» **DATASET CONTENT**
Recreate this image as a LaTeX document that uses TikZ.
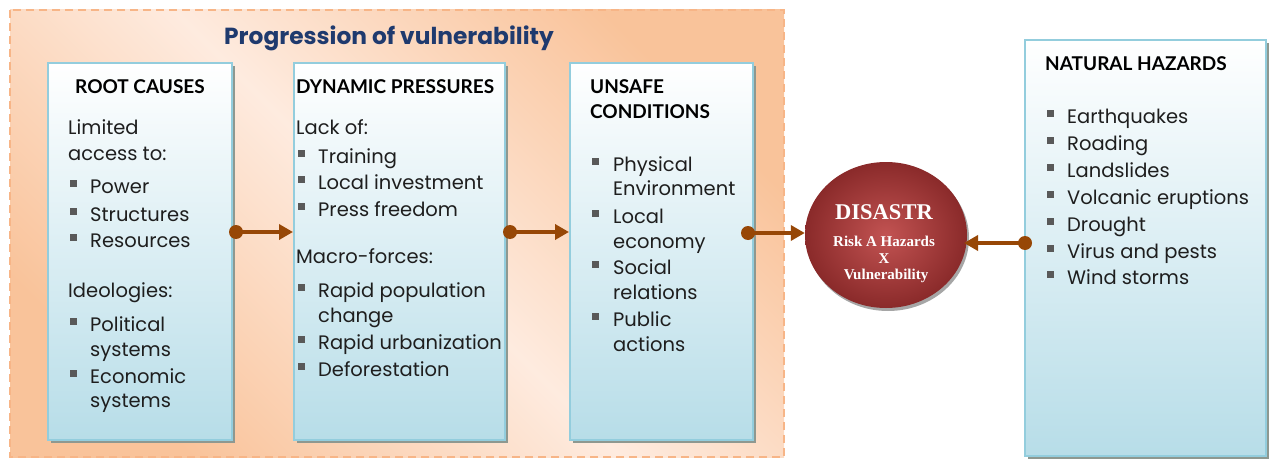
\documentclass[tikz,border=0pt]{standalone}
\usepackage{fontspec}
\setmainfont{Poppins}
\newfontfamily\headfont{Lato}
\newfontfamily\serifb{Liberation Serif}
\usetikzlibrary{arrows.meta,shadows,shapes.geometric}
\definecolor{boxline}{HTML}{93CDDD}
\definecolor{boxbot}{HTML}{B7DDE8}
\definecolor{orgdark}{HTML}{F9C39A}
\definecolor{orglight}{HTML}{FEEBDF}
\definecolor{orgdash}{HTML}{F7B587}
\definecolor{arr}{HTML}{974706}
\definecolor{navy}{HTML}{1F3A6E}
\definecolor{bulgray}{HTML}{595959}
\definecolor{redin}{HTML}{C25352}
\definecolor{redout}{HTML}{8A2A2A}
\definecolor{shadowc}{HTML}{8E9890}
\definecolor{txt}{HTML}{1E1E1E}
\begin{document}
\begin{tikzpicture}[x=1pt,y=-1pt,
  vbox/.style={draw=boxline, line width=2pt, top color=white, bottom color=boxbot, inner sep=0pt,
    drop shadow={shadow xshift=3pt, shadow yshift=-3pt, fill=shadowc, opacity=1}},
  body/.style={anchor=base west, font=\fontsize{19.5}{24}\selectfont, text=txt, inner sep=0pt},
  head/.style={anchor=base west, font=\headfont\bfseries\fontsize{19}{23}\selectfont, text=black, inner sep=0pt},
  bul/.style={fill=bulgray, minimum size=7pt, inner sep=0pt},
  dot/.style={circle, fill=arr, minimum size=14pt, inner sep=0pt},
  conn/.style={draw=arr, line width=3.5pt, -{Triangle[length=14pt,width=15pt]}},
  ctext/.style={font=\serifb\bfseries\fontsize{15}{18}\selectfont, text=white, inner sep=0pt, anchor=base}
]
\useasboundingbox (0,0) rectangle (1270,460);

% background region
\path[top color=orgdark, bottom color=orgdark, middle color=orglight, shading angle=-45]
  (10,10) rectangle (784,457);
\draw[orgdash, line width=1.6pt, dash pattern=on 8pt off 5pt] (10,10) rectangle (784,457);
\node[anchor=base west, font=\bfseries\fontsize{23.3}{28}\selectfont, text=navy, inner sep=0pt] (title) at (224,45) {Progression of vulnerability};

% boxes
\node[vbox, minimum width=184pt, minimum height=377pt] (root) at (140,251.5) {};
\node[vbox, minimum width=211pt, minimum height=377pt] (dyn) at (399.5,251.5) {};
\node[vbox, minimum width=183pt, minimum height=377pt] (uns) at (661.5,251.5) {};
\node[vbox, minimum width=241pt, minimum height=416pt] (nat) at (1145.5,248) {};

% disaster circle
\node[ellipse, minimum width=162pt, minimum height=146pt, inner color=redin, outer color=redout,
  drop shadow={shadow xshift=2pt, shadow yshift=-3pt, fill=black, opacity=0.35}] (dis) at (886,235) {};
\node[ctext, font=\serifb\bfseries\fontsize{22.5}{26}\selectfont] (dt1) at (884,219) {DISASTR};
\node[ctext] (dt2) at (884,246) {Risk A Hazards};
\node[ctext] (dt3) at (884,263) {X};
\node[ctext] (dt4) at (886,279) {Vulnerability};

% headers
\node[head, anchor=base] (h1) at (140,94) {ROOT CAUSES};
\node[head] (h2) at (296,94) {DYNAMIC PRESSURES};
\node[head] (h3a) at (590,94) {UNSAFE};
\node[head] (h3b) at (590,118) {CONDITIONS};
\node[head] (h4) at (1045,71) {NATURAL HAZARDS};

% root causes
\foreach \y/\t [count=\i] in {135/Limited,160/access to:,297/Ideologies:}
  \node[body] (rp\i) at (68,\y) {\t};
\foreach \y/\t [count=\i] in {193/Power,221/Structures,247/Resources,331/Political,356/systems,383/Economic,407/systems}
  \node[body] (rt\i) at (90,\y) {\t};
\foreach \y [count=\i] in {193,221,247,331,383}
  \node[bul] (rb\i) at (73,{\y-9.5}) {};

% dynamic pressures
\foreach \y/\t [count=\i] in {135/Lack of:,263/Macro-forces:}
  \node[body] (dp\i) at (296,\y) {\t};
\foreach \y/\t [count=\i] in {163/Training,189/Local investment,216/Press freedom,297/Rapid population,322/change,349/Rapid urbanization,376/Deforestation}
  \node[body] (dt\i) at (318,\y) {\t};
\foreach \y [count=\i] in {163,189,216,297,349,376}
  \node[bul] (db\i) at (301,{\y-9.5}) {};

% unsafe conditions
\foreach \y/\t [count=\i] in {171/Physical,195/Environment,223/Local,248/economy,274/Social,299/relations,326/Public,351/actions}
  \node[body] (ut\i) at (613,\y) {\t};
\foreach \y [count=\i] in {171,223,274,326}
  \node[bul] (ub\i) at (595,{\y-9.5}) {};

% natural hazards
\foreach \y/\t [count=\i] in {123/Earthquakes,150/Roading,177/Landslides,204/Volcanic eruptions,231/Drought,258/Virus and pests,284/Wind storms}
  {\node[body] (nt\i) at (1067,\y) {\t};
   \node[bul] (nb\i) at (1050,{\y-9.5}) {};}

% connectors
\node[dot] (d1) at (236,232) {};
\node[dot] (d2) at (510,232) {};
\node[dot] (d3) at (748,233) {};
\node[dot] (d4) at (1025,243) {};
\draw[conn] (d1.center) -- (dyn.west |- d1);
\draw[conn] (d2.center) -- (uns.west |- d2);
\draw[conn] (d3.center) -- (dis.west |- d3);
\coordinate (e4) at (964,243);
\draw[conn] (d4.center) -- (e4);
\end{tikzpicture}
\end{document}
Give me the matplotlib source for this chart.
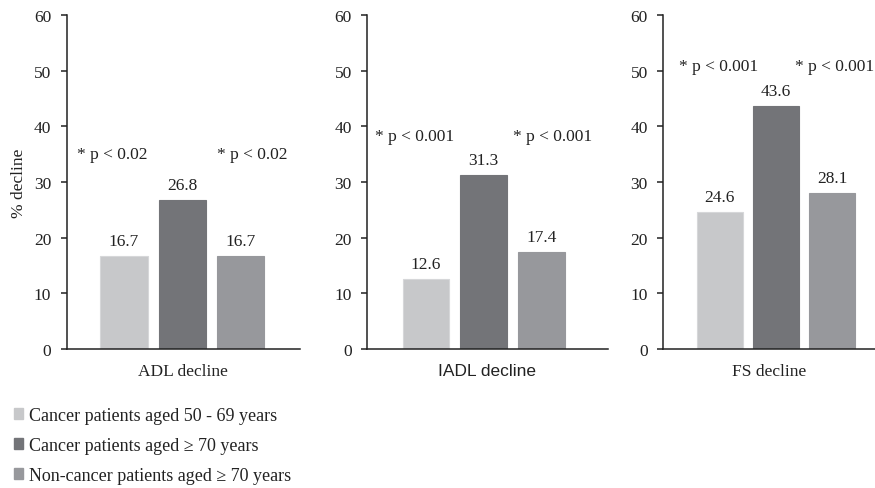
import matplotlib
matplotlib.use("Agg")
import matplotlib.pyplot as plt
from matplotlib.patches import Patch

# ---- data ----
panels = ["ADL decline", "IADL decline", "FS decline"]
groups = ["Cancer patients aged 50 - 69 years",
          "Cancer patients aged \u2265 70 years",
          "Non-cancer patients aged \u2265 70 years"]
adl = [16.7, 26.8, 16.7]
iadl = [12.6, 31.3, 17.4]
fs = [24.6, 43.6, 28.1]
pvals = ["* p < 0.02", "* p < 0.001", "* p < 0.001"]
yticks = [0, 10, 20, 30, 40, 50, 60]

values = [adl, iadl, fs]
colors = ["#c7c8ca", "#737478", "#97989c"]
edgecols = ["#d6d7d9", "#737478", "#97989c"]

SERIF = "Liberation Serif"
SANS = "Liberation Sans"
TXT = "#222222"
FS_ = 12.5

W, H = 875, 489
fig = plt.figure(figsize=(W / 100, H / 100), dpi=100)

# pixel layout: (left, right) axis extents and xlims
boxes = [(66.5, 300), (367, 608), (663, 875)]
xlims = [(-0.99, 3.03), (-1.02, 3.15), (-1.01, 2.76)]
p_pos = [((-0.2, 35.0), (2.21, 35.0)),
         ((-0.19, 38.3), (2.19, 38.3)),
         ((-0.03, 50.8), (2.04, 50.8))]
label_fonts = [SERIF, SANS, SERIF]

y0, y1 = 350, 16
axes = []
for i, (l, r) in enumerate(boxes):
    ax = fig.add_axes([l / W, (H - y0) / H, (r - l) / W, (y0 - y1) / H])
    axes.append(ax)
    xs = range(len(values[i]))
    bars = ax.bar(xs, values[i], width=0.81, color=colors,
                  edgecolor=edgecols, linewidth=0.8, zorder=2)
    for b, v in zip(bars, values[i]):
        ax.annotate(f"{v:.1f}", (b.get_x() + b.get_width() / 2, v),
                    xytext=(0, 5), textcoords="offset points",
                    ha="center", va="bottom", fontsize=FS_,
                    family=SERIF, color=TXT)
    for (px, py) in p_pos[i]:
        ax.text(px, py, pvals[i], ha="center", va="center",
                fontsize=FS_, family=SERIF, color=TXT)
    ax.set_xlim(*xlims[i])
    ax.set_ylim(0, 60)
    ax.set_yticks(yticks)
    ax.set_yticklabels([str(t) for t in yticks], family=SERIF,
                       fontsize=FS_, color=TXT)
    ax.set_xticks([])
    ax.set_xlabel(panels[i], family=label_fonts[i], fontsize=FS_,
                  color=TXT, labelpad=10)
    for s in ["top", "right"]:
        ax.spines[s].set_visible(False)
    for s in ["left", "bottom"]:
        ax.spines[s].set_color("#222222")
        ax.spines[s].set_linewidth(1.1)
    ax.tick_params(axis="y", direction="out", length=4, width=1.1,
                   color="#222222", pad=7)

axes[0].set_ylabel("% decline", family=SERIF, fontsize=FS_, color=TXT,
                   labelpad=5)

handles = [Patch(facecolor=c, edgecolor=c) for c in colors]
leg = fig.legend(handles, groups, loc="upper left",
                 bbox_to_anchor=(14 / W, (H - 408) / H),
                 frameon=False, handlelength=0.5, handleheight=0.5,
                 handletextpad=0.35, labelspacing=0.72, borderaxespad=0,
                 borderpad=0,
                 prop={"family": SERIF, "size": 13})
for t in leg.get_texts():
    t.set_color(TXT)

fig.savefig("out.png", dpi=100)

» **PROBLEM REQUIREMENTS**
Set down again, exactly, the lines of the material above from its first line to the one with "text=navy, inner sep=0pt]", inclusive. Leave the pictures out.

» **EXERCISE RESULT**
Recreate this image as a LaTeX document that uses TikZ.
\documentclass[tikz,border=0pt]{standalone}
\usepackage{fontspec}
\setmainfont{Poppins}
\newfontfamily\headfont{Lato}
\newfontfamily\serifb{Liberation Serif}
\usetikzlibrary{arrows.meta,shadows,shapes.geometric}
\definecolor{boxline}{HTML}{93CDDD}
\definecolor{boxbot}{HTML}{B7DDE8}
\definecolor{orgdark}{HTML}{F9C39A}
\definecolor{orglight}{HTML}{FEEBDF}
\definecolor{orgdash}{HTML}{F7B587}
\definecolor{arr}{HTML}{974706}
\definecolor{navy}{HTML}{1F3A6E}
\definecolor{bulgray}{HTML}{595959}
\definecolor{redin}{HTML}{C25352}
\definecolor{redout}{HTML}{8A2A2A}
\definecolor{shadowc}{HTML}{8E9890}
\definecolor{txt}{HTML}{1E1E1E}
\begin{document}
\begin{tikzpicture}[x=1pt,y=-1pt,
  vbox/.style={draw=boxline, line width=2pt, top color=white, bottom color=boxbot, inner sep=0pt,
    drop shadow={shadow xshift=3pt, shadow yshift=-3pt, fill=shadowc, opacity=1}},
  body/.style={anchor=base west, font=\fontsize{19.5}{24}\selectfont, text=txt, inner sep=0pt},
  head/.style={anchor=base west, font=\headfont\bfseries\fontsize{19}{23}\selectfont, text=black, inner sep=0pt},
  bul/.style={fill=bulgray, minimum size=7pt, inner sep=0pt},
  dot/.style={circle, fill=arr, minimum size=14pt, inner sep=0pt},
  conn/.style={draw=arr, line width=3.5pt, -{Triangle[length=14pt,width=15pt]}},
  ctext/.style={font=\serifb\bfseries\fontsize{15}{18}\selectfont, text=white, inner sep=0pt, anchor=base}
]
\useasboundingbox (0,0) rectangle (1270,460);

% background region
\path[top color=orgdark, bottom color=orgdark, middle color=orglight, shading angle=-45]
  (10,10) rectangle (784,457);
\draw[orgdash, line width=1.6pt, dash pattern=on 8pt off 5pt] (10,10) rectangle (784,457);
\node[anchor=base west, font=\bfseries\fontsize{23.3}{28}\selectfont, text=navy, inner sep=0pt] (title) at (224,45) {Progression of vulnerability};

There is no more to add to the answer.